As I was not looking at accuracy for this particular test, and would only be concentrating on the ballistics, I clamped the barrel in to a portable vice. I then marked off 1in increments from the muzzle to cut, to shorten a barrel from 22in to 16in, an inch at a time, investigating if the velocity/energy would change with all factory and reloads. I cut the barrel using a standard hacksaw and deburred the muzzle at each stage to stop restriction of the passing bullets, checking each load at each length to give an average result from the chronograph.
I was surprised by how efficient the .270 rounds were — I was expecting more velocity loss than there was. but that’s a good thing, as it means that if you shorten a barrel on the .270, it’s actually worthwhile if you want a shorter rifle while retaining velocity. Notably, some of the velocity results actually increased as the barrel was reduced! I have seen this before and it is caused by the barrel not having exactly the same internal tolerance along its length — i.e. there are some tight and slack spots. Fouling or rust and pitting of the rifling will cause the same anomaly.
The 100-gr remington factory cartridge, which I would use as a fox load, lost the most velocity overall with 315fps, but at 16in it was still speeding along at 3,026fps for 2,034ft/lb energy (so more than enough). the 130-gr rWs load was also extremely efficient, only losing 250fps for a 6in reduction in barrel length. At 16in this still produced 2,784fps for 2,238ft/lb energy — well within the legal limit for deer. Compare that to any .243 round at the same length! the 140-gr Winchester ballistic silver tip round was the most efficient, with only 126fps velocity loss from 3,017fps to 2,891fps with a final energy of 2,599ft/lb at 16in. the 150-gr norma load only lost 187fps and had 2,247ft/lb of energy at 16in, so enough to despatch any deer humanely.

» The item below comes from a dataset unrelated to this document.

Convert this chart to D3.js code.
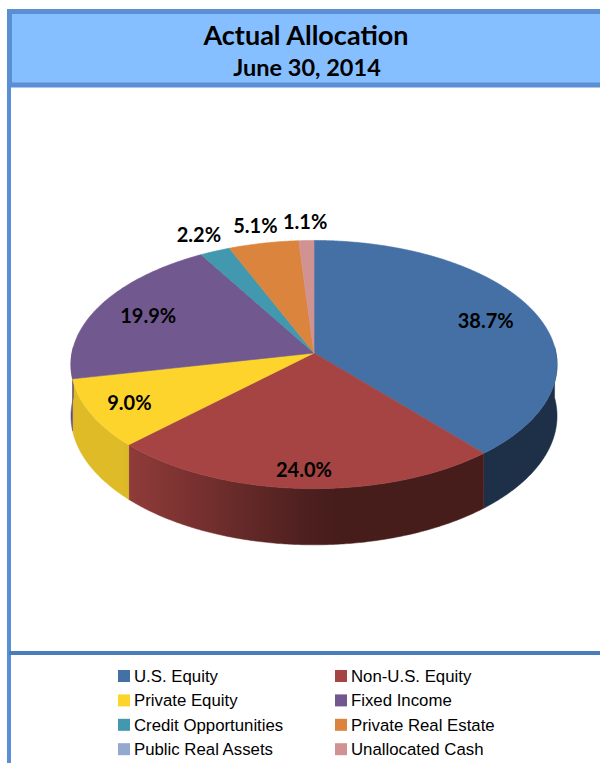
<!DOCTYPE html>
<html lang="en">
<head>
<meta charset="UTF-8">
<title>Actual Allocation</title>
<script src="https://d3js.org/d3.v7.min.js"></script>
<style>
    body { margin: 0; background: #fff; }
    svg { display: block; }
    .slice-label { font-family: Lato, "Open Sans", sans-serif; font-weight: bold; font-size: 20px; fill: #000; }
    .legend text { font-family: "Liberation Sans", Arial, sans-serif; font-size: 16.8px; fill: #000; }
</style>
</head>
<body>
<svg id="chart" width="600" height="763"></svg>
<script>
// données
const categories = ["U.S. Equity", "Non-U.S. Equity", "Private Equity", "Fixed Income",
    "Credit Opportunities", "Private Real Estate", "Public Real Assets", "Unallocated Cash"];
const values = [38.7, 24.0, 9.0, 19.9, 2.2, 5.1, 0.0, 1.1];
const colors = ["#4470a5", "#a54442", "#fcd42c", "#71588f", "#4198af", "#db843d", "#93a9cf", "#d19392"];
const titleText = "Actual Allocation";
const subtitleText = "June 30, 2014";

const data = categories.map((c, i) => ({ name: c, value: values[i], color: colors[i] }));

const svg = d3.select("#chart");
const defs = svg.append("defs");

// cadre
svg.append("rect")
    .attr("x", 9.5).attr("y", 11.5)
    .attr("width", 600).attr("height", 73.5)
    .attr("fill", "#86bfff")
    .attr("stroke", "#5b8fd3")
    .attr("stroke-width", 5);

svg.append("line")
    .attr("x1", 9).attr("x2", 9)
    .attr("y1", 86).attr("y2", 763)
    .attr("stroke", "#5b8fd3")
    .attr("stroke-width", 4);

svg.append("line")
    .attr("x1", 9).attr("x2", 600)
    .attr("y1", 653).attr("y2", 653)
    .attr("stroke", "#4a7ebb")
    .attr("stroke-width", 4);

svg.append("text")
    .attr("x", 306).attr("y", 45)
    .attr("text-anchor", "middle")
    .style("font-family", "Lato, sans-serif")
    .style("font-weight", "bold")
    .style("font-size", "27px")
    .text(titleText);

svg.append("text")
    .attr("x", 307).attr("y", 76)
    .attr("text-anchor", "middle")
    .style("font-family", "Lato, sans-serif")
    .style("font-weight", "bold")
    .style("font-size", "23.5px")
    .text(subtitleText);

// camembert 3D (projection en perspective)
const cx = 314, cy = 353, R = 242, Ry = 123, persp = 0.093, depth = 51;

function project(a, r, down) {
    const x = r * Math.sin(a), z = -r * Math.cos(a);
    const w = 1 - persp * z;
    return [cx + R * x / w, cy + (Ry * z + (down || 0)) / w];
}

const arcs = d3.pie()
    .sort(null)
    .value(d => d.value)
    .startAngle(0)
    .endAngle(2 * Math.PI)(data)
    .filter(d => d.value > 0);

const step = Math.PI / 360;
function angleRange(a0, a1) {
    const n = Math.max(2, Math.ceil((a1 - a0) / step));
    return d3.range(n + 1).map(i => a0 + (a1 - a0) * i / n);
}

const line = d3.line();
const shade = s => Math.max(0.43, Math.min(0.88, 0.45 - 0.55 * s));

// faces latérales (seulement la moitié avant)
const sides = arcs.map((d, i) => {
    const a0 = Math.max(d.startAngle, Math.PI / 2 - 0.05);
    const a1 = Math.min(d.endAngle, 3 * Math.PI / 2 + 0.05);
    if (a1 <= a0) return null;
    const angles = angleRange(a0, a1);
    const top = angles.map(a => project(a, 1));
    const bottom = angles.slice().reverse().map(a => project(a, 1, depth));

    const grad = defs.append("linearGradient")
        .attr("id", "side" + i)
        .attr("gradientUnits", "userSpaceOnUse")
        .attr("x1", cx - R).attr("x2", cx + R)
        .attr("y1", 0).attr("y2", 0);
    d3.range(21).forEach(k => {
        const s = -1 + k / 10;
        grad.append("stop")
            .attr("offset", k / 20)
            .attr("stop-color", d3.interpolateRgb("#000", d.data.color)(shade(s)));
    });
    return { id: i, path: line(top.concat(bottom)) + "Z" };
}).filter(s => s);

svg.append("g").selectAll("path")
    .data(sides)
    .join("path")
    .attr("d", s => s.path)
    .attr("fill", s => `url(#side${s.id})`)
    .attr("stroke", s => `url(#side${s.id})`)
    .attr("stroke-width", 0.5);

// faces supérieures
svg.append("g").selectAll("path")
    .data(arcs)
    .join("path")
    .attr("d", d => line([[cx, cy]].concat(angleRange(d.startAngle, d.endAngle).map(a => project(a, 1)))) + "Z")
    .attr("fill", d => d.data.color)
    .attr("stroke", d => d.data.color)
    .attr("stroke-width", 0.6);

// étiquettes
svg.append("g").selectAll("text")
    .data(arcs)
    .join("text")
    .attr("class", "slice-label")
    .attr("transform", d => {
        const mid = (d.startAngle + d.endAngle) / 2;
        const r = d.value < 6 ? 1.18 : 0.8 + 0.07 * -Math.cos(mid);
        const p = project(mid, r);
        return `translate(${p[0]},${p[1]})`;
    })
    .attr("text-anchor", "middle")
    .attr("dy", "0.36em")
    .text(d => d3.format(".1f")(d.value) + "%");

// légende
const legend = svg.append("g").attr("class", "legend");
const colX = [118, 335], rowY = 670, rowStep = 24.4;

const items = legend.selectAll("g")
    .data(data)
    .join("g")
    .attr("transform", (d, i) => `translate(${colX[i % 2]},${rowY + Math.floor(i / 2) * rowStep})`);

items.append("rect")
    .attr("width", 12).attr("height", 12)
    .attr("fill", d => d.color);

items.append("text")
    .attr("x", 16).attr("y", 12)
    .text(d => d.name);
</script>
</body>
</html>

When I reload, I am usually trying to make up for lost velocity and energy figures to ensure the cartridges become deer-legal again, but in this case it seemed a bit superfluous as, despite the barrel reduction, all factory loads were deer-legal. the best reload was in fact the 140-gr nosler accubond, using 51.5 grains of Vit n540 powder. Initial velocity with the 22in barrel length was 2,931fps for 2,671ft/lb, so actually slower than the Winchester factory ammunition. Similarly, at 16in barrel length, the velocity reduction was minimal at 156fps, so still producing 2,775fps for a healthy 2,395ft/lb energy. though the 130-gr and 150-gr reloads had a slightly higher velocity to start with, there was actually no improvement over the equivalent bullet weight factory loads.
Increased muzzle blast
One major issue you have to consider is that as you shorten a barrel, the muzzle blast increases due to powder burning outside the barrel — which can be ear-splitting. However, the reason you want to shorten a barrel in the first place is to reduce the overall length of the rifle when you fit a sound moderator, which of course reduces the noise. But, do remember that the powder burning from a short barrel will make that sound moderator hot. That’s why, if you are reloading yourself, you can use slightly faster-burning powders, which will burn more efficiently in a shorter barrel.
Overall this test showed just how efficient a round the old .270 is, and I think I’ll look at it again as an all-round performer, especially with those 140-gr accu-bond loads, a short barrel and a sound moderator fitted.